January 3rd, 2008

A New Start


photo credit: Craig Jewell

The beginning of a new year finds many people setting “resolutions” in an attempt to start anew and improve some aspect(s) of their lives.

I believe this to be a healthy practice. Certainly we benefit from introspective analysis and renewed aspirations. This is the beauty of repentance and the gospel of Jesus Christ: the ability to change one’s ways and become a new person. It happens over and over again throughout the penitent person’s life, creating continual opportunities to improve.

The downside to such resolutions is the tendency to isolate them into infrequent experiences. Must we wait until January 1 of the following year to overhaul our lives and set goals for improvement? Does such a cyclical pattern help or hinder our progression?

I find a pattern in the Sunday worship of various faiths. Whereas in the Church of Jesus Christ of Latter-day Saints it is standard practice to gather weekly to commune with the Saints and renew our baptismal covenants, those of other faiths sometimes isolate their worship to Christ-centered holidays such as Easter and Christmas.

The problem here is the amplification of natural man’s desire to procrastinate.
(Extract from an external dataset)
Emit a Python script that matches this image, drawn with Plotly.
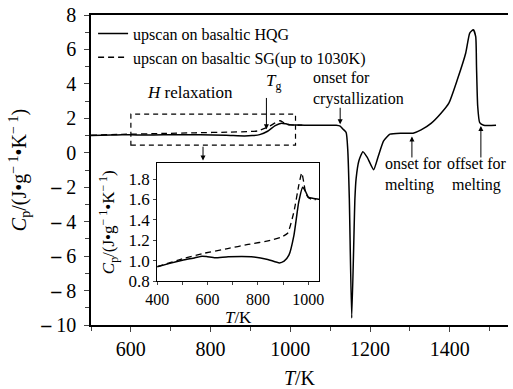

Creating one or two opportunities to change our lifestyle allow us to remain in our errant ways during the rest of the year, content with current practice and cognizant that we’ll set a new goal in a few months or so.

A new start is repeatedly afforded us, if only we take the time to analyze our behavior, ponder where we have room for improvement, and move forward with the help of Him for whom all things are possible.
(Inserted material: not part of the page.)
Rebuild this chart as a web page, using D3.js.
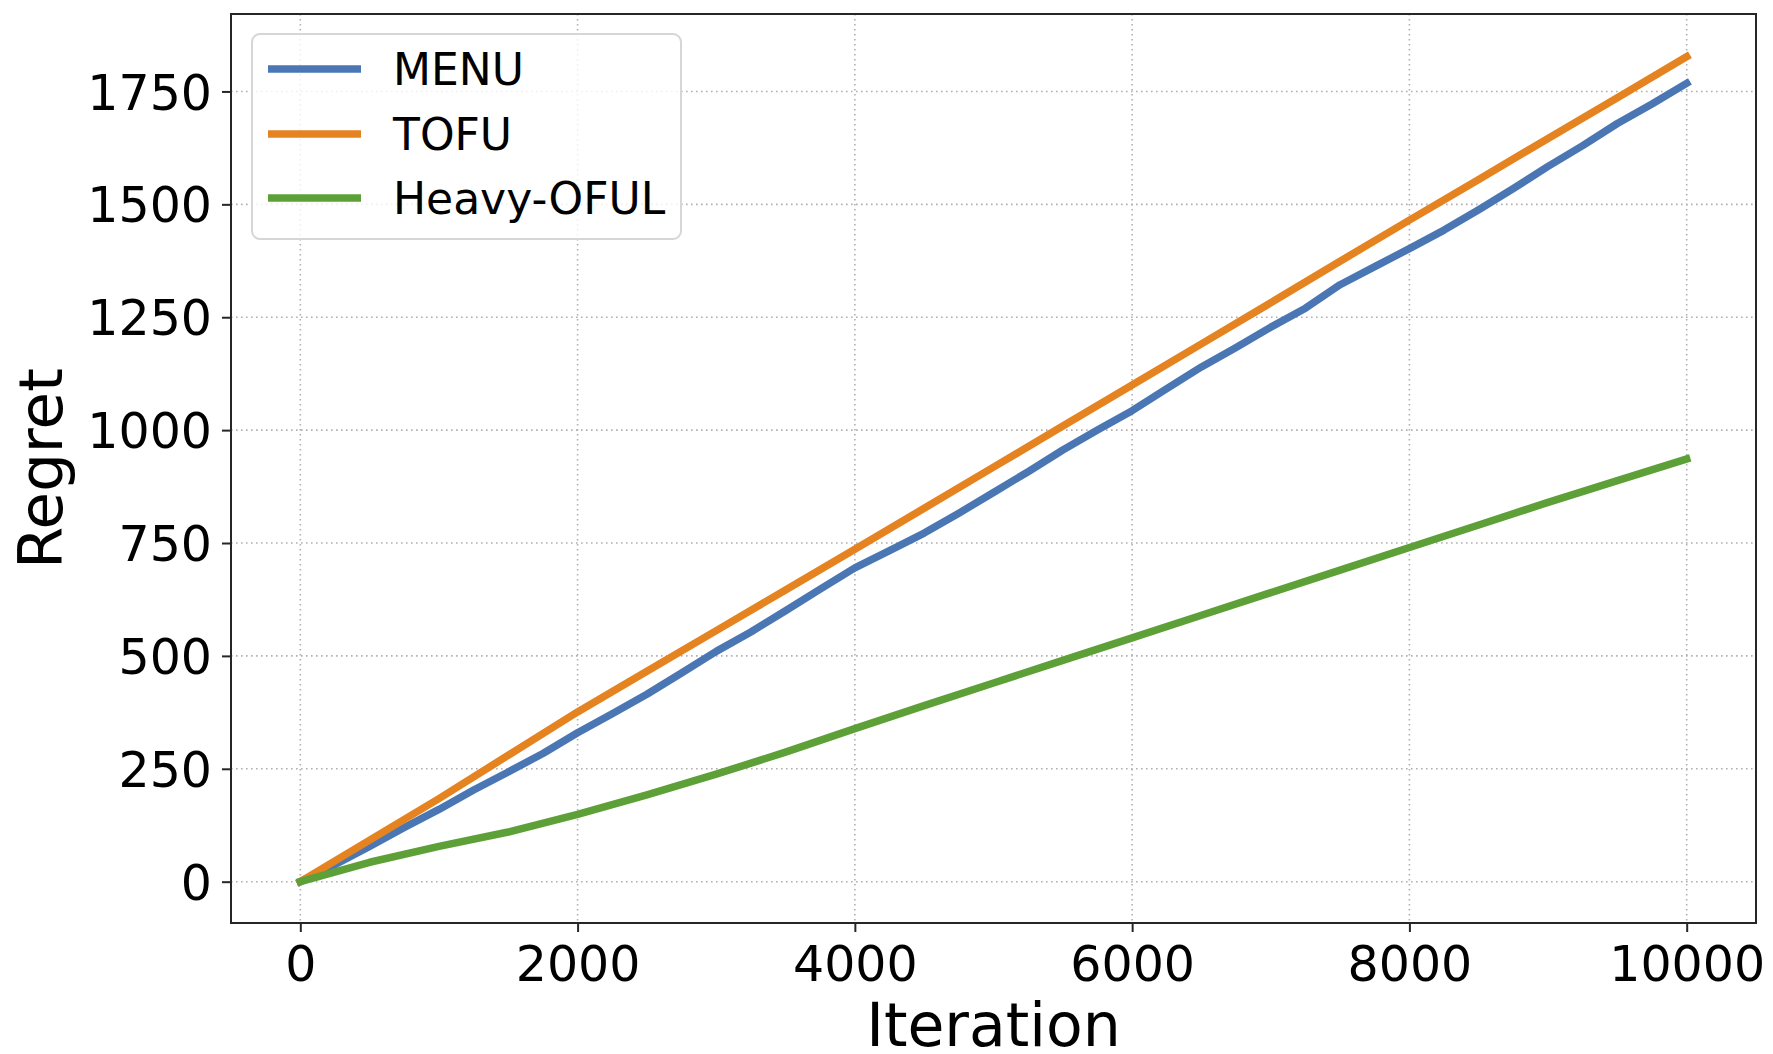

A new start should not be reserved for yearly tradition, but instead incorporated into weekly life.

2 Responses to “A New Start”

  1. January 3, 2008 at 2:22 pm #

    Or in many cases, daily life.

  2. January 4, 2008 at 9:52 am #

    In AA (and Al-Anon, which I am more active in) we have the tenth step which reads: “continued to take daily personal inventory and when we were wrong, promptly admitted it.”

    I don’t do this very well, but better than I used to.

    I think it’s very hard to get into that mindset that we could be the problem in our lives. Coping with everyday life is a challenge and many of us don’t take the time for reflection.

    I would change your focus to one of reflection because we are so hard on ourselves anyway; however, it bodes one well to look in the mirror every day.